_YOUR INSTRUCTIONS_:
Reproduce exactly only the lines from the line that holds "Convert this chart to D3.js code." to the line that holds "15, 16, 17]]]];", inclusive, in the listing below, and please leave out every picture.

Plotting code records:
---
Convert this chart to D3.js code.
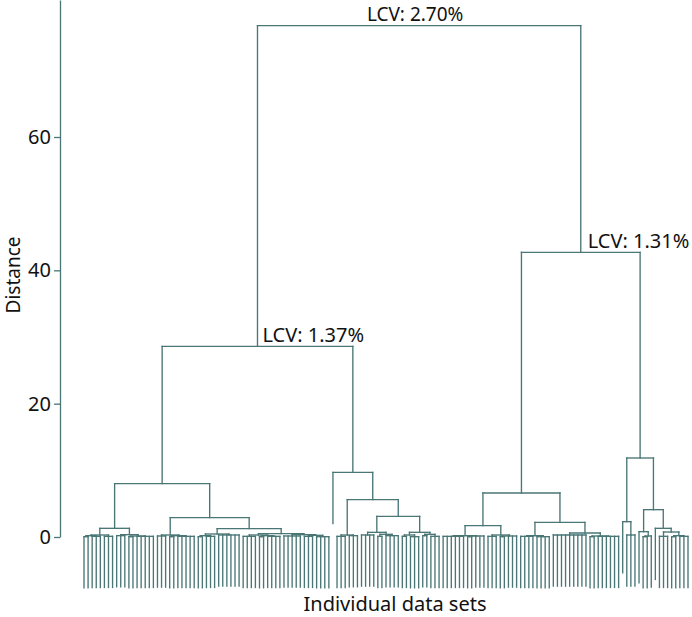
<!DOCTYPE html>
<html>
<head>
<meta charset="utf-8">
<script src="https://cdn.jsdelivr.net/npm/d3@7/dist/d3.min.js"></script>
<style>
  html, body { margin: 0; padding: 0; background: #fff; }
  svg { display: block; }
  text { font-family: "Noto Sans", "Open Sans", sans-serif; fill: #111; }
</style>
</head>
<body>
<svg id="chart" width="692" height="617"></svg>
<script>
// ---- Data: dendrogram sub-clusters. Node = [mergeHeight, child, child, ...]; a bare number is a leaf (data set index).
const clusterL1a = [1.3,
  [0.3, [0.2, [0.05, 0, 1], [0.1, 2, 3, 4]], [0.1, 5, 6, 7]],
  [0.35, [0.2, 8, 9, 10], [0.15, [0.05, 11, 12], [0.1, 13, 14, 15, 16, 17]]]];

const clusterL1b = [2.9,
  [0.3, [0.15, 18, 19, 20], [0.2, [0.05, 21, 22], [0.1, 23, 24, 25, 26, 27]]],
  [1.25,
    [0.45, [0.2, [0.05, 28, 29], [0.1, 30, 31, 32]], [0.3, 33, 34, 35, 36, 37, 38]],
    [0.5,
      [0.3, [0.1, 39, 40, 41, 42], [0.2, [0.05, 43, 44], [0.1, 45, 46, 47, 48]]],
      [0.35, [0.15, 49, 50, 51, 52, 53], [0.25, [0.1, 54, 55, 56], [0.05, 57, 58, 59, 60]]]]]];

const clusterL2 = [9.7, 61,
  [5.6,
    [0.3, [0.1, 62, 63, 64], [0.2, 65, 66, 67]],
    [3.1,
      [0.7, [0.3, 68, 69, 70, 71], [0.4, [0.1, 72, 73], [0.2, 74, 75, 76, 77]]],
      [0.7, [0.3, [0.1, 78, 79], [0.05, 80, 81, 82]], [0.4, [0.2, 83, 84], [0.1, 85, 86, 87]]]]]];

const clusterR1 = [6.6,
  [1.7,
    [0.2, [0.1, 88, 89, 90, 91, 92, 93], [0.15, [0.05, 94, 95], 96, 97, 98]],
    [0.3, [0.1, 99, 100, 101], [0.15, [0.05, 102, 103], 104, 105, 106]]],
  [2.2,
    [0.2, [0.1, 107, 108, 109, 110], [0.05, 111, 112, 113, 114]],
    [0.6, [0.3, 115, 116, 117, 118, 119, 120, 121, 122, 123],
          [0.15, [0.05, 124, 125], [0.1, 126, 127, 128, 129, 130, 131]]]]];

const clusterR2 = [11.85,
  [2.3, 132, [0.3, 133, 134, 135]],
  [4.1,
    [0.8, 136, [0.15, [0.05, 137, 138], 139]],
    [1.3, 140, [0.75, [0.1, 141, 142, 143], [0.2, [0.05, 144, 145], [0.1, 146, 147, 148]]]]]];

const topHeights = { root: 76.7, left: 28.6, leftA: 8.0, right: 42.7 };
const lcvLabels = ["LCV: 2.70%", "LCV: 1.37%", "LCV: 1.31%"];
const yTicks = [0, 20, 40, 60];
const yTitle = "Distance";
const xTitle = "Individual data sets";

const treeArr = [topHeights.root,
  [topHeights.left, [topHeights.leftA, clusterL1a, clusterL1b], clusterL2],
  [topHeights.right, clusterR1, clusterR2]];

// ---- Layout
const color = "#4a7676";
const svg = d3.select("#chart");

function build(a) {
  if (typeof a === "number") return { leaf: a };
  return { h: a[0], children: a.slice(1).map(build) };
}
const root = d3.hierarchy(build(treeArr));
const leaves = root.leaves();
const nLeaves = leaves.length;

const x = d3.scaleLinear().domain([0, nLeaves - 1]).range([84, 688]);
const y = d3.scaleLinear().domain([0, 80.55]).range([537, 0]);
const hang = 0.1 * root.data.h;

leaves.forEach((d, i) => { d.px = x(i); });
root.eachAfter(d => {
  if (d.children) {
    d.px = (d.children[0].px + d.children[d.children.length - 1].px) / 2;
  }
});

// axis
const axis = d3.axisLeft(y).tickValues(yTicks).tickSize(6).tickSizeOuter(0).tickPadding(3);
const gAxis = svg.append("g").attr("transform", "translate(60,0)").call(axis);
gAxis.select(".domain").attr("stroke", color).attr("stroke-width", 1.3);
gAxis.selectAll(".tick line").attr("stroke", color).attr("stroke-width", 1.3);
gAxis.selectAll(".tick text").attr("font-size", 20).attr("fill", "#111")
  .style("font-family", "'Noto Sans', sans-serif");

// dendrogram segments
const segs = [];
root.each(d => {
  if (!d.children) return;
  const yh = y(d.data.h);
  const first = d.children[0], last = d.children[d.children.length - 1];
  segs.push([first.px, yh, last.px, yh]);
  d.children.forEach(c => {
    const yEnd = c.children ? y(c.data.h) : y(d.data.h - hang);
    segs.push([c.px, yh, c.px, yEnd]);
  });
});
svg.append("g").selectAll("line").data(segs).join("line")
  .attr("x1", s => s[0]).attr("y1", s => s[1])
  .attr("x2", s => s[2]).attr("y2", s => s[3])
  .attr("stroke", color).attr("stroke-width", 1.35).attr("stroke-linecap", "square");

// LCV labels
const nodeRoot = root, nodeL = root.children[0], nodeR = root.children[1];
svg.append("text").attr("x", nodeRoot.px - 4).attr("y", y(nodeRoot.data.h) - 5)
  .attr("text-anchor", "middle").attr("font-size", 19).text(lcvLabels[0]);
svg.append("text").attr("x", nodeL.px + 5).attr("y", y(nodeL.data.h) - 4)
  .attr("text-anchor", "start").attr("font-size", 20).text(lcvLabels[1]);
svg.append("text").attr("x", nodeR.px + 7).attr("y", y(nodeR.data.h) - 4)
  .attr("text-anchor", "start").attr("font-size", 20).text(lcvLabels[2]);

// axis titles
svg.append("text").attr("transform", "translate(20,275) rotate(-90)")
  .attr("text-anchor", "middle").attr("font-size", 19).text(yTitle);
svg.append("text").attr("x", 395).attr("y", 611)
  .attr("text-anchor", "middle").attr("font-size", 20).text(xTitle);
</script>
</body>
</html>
---
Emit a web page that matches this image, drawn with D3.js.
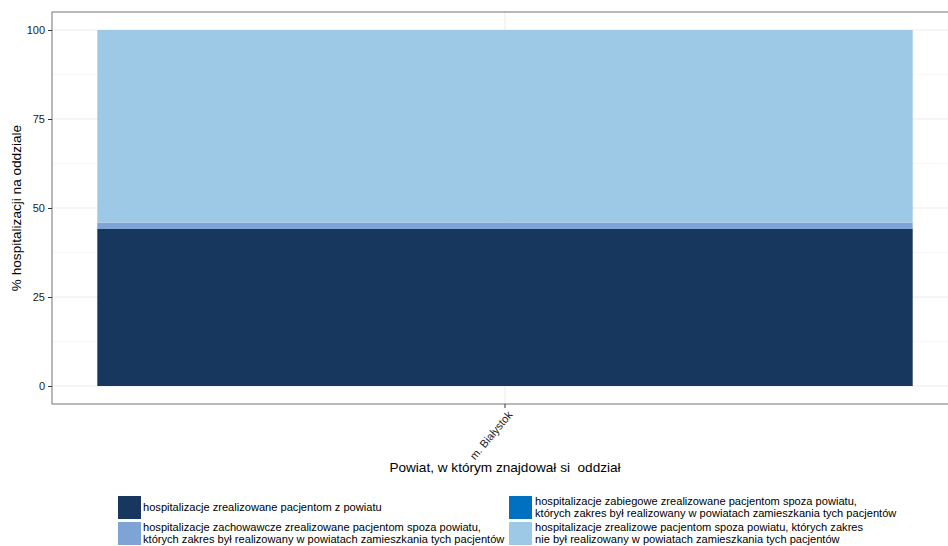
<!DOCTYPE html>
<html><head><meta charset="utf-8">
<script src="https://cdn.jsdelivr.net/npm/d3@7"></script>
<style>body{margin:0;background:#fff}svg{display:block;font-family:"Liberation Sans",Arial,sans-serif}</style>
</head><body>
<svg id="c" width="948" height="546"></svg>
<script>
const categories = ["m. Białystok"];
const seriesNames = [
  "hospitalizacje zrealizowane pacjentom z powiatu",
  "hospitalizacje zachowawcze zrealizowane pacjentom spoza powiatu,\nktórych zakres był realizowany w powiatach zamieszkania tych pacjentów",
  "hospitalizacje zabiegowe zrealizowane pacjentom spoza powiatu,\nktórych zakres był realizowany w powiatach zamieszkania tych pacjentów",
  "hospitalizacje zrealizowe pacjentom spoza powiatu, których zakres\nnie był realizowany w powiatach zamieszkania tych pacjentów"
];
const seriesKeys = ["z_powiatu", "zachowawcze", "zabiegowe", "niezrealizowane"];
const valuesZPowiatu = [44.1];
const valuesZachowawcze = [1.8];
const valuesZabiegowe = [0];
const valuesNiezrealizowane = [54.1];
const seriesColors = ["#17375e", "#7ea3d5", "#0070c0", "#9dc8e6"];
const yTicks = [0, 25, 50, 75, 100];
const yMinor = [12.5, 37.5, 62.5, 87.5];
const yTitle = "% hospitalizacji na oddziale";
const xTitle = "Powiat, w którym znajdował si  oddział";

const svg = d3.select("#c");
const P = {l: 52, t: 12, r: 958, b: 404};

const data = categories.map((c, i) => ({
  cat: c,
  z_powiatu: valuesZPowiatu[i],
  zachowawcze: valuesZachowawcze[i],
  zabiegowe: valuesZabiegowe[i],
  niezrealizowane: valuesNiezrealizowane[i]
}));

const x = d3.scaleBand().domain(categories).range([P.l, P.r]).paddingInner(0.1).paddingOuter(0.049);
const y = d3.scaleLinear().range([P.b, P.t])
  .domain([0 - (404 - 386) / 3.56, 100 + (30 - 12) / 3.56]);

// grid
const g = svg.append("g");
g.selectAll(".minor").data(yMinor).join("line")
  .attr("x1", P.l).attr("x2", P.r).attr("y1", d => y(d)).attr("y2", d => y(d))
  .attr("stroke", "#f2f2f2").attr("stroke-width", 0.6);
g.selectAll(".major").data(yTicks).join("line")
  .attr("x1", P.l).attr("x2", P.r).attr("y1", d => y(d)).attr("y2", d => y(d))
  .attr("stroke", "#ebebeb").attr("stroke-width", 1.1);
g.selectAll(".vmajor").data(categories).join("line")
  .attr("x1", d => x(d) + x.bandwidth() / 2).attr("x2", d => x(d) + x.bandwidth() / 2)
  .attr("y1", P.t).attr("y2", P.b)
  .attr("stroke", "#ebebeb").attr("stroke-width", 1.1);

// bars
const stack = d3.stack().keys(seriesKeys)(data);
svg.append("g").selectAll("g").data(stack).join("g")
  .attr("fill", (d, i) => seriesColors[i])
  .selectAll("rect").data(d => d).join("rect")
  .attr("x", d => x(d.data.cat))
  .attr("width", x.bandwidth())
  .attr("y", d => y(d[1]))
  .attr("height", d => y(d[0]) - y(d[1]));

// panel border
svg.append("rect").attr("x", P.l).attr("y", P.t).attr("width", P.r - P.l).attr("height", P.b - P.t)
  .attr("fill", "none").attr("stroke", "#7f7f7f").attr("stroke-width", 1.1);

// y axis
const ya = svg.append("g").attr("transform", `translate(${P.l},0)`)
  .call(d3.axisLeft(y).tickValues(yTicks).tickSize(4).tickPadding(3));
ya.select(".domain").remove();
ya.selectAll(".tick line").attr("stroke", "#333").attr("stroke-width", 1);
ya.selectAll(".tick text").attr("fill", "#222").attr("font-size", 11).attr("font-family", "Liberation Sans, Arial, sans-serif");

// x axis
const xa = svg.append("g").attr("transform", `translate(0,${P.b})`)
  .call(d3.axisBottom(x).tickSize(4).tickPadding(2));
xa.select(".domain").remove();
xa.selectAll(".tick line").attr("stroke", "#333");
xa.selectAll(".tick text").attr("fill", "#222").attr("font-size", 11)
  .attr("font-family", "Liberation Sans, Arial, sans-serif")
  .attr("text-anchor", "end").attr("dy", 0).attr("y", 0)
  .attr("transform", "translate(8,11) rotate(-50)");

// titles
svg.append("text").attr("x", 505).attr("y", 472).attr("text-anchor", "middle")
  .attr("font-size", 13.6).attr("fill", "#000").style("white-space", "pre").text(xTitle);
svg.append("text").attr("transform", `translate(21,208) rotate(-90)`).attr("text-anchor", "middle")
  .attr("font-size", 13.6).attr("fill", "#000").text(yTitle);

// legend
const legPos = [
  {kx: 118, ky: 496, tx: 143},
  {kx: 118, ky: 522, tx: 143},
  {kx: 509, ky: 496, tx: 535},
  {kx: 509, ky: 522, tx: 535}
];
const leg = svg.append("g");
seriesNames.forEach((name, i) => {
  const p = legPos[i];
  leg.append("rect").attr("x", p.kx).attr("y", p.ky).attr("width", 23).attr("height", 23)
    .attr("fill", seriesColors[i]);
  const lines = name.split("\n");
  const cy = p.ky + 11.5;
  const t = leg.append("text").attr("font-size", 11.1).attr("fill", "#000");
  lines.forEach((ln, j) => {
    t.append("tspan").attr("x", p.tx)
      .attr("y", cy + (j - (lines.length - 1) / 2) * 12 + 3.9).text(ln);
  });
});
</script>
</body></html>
---
_ANSWER FOR THIS EXERCISE_:
Convert this chart to D3.js code.
<!DOCTYPE html>
<html>
<head>
<meta charset="utf-8">
<script src="https://cdn.jsdelivr.net/npm/d3@7/dist/d3.min.js"></script>
<style>
  html, body { margin: 0; padding: 0; background: #fff; }
  svg { display: block; }
  text { font-family: "Noto Sans", "Open Sans", sans-serif; fill: #111; }
</style>
</head>
<body>
<svg id="chart" width="692" height="617"></svg>
<script>
// ---- Data: dendrogram sub-clusters. Node = [mergeHeight, child, child, ...]; a bare number is a leaf (data set index).
const clusterL1a = [1.3,
  [0.3, [0.2, [0.05, 0, 1], [0.1, 2, 3, 4]], [0.1, 5, 6, 7]],
  [0.35, [0.2, 8, 9, 10], [0.15, [0.05, 11, 12], [0.1, 13, 14, 15, 16, 17]]]];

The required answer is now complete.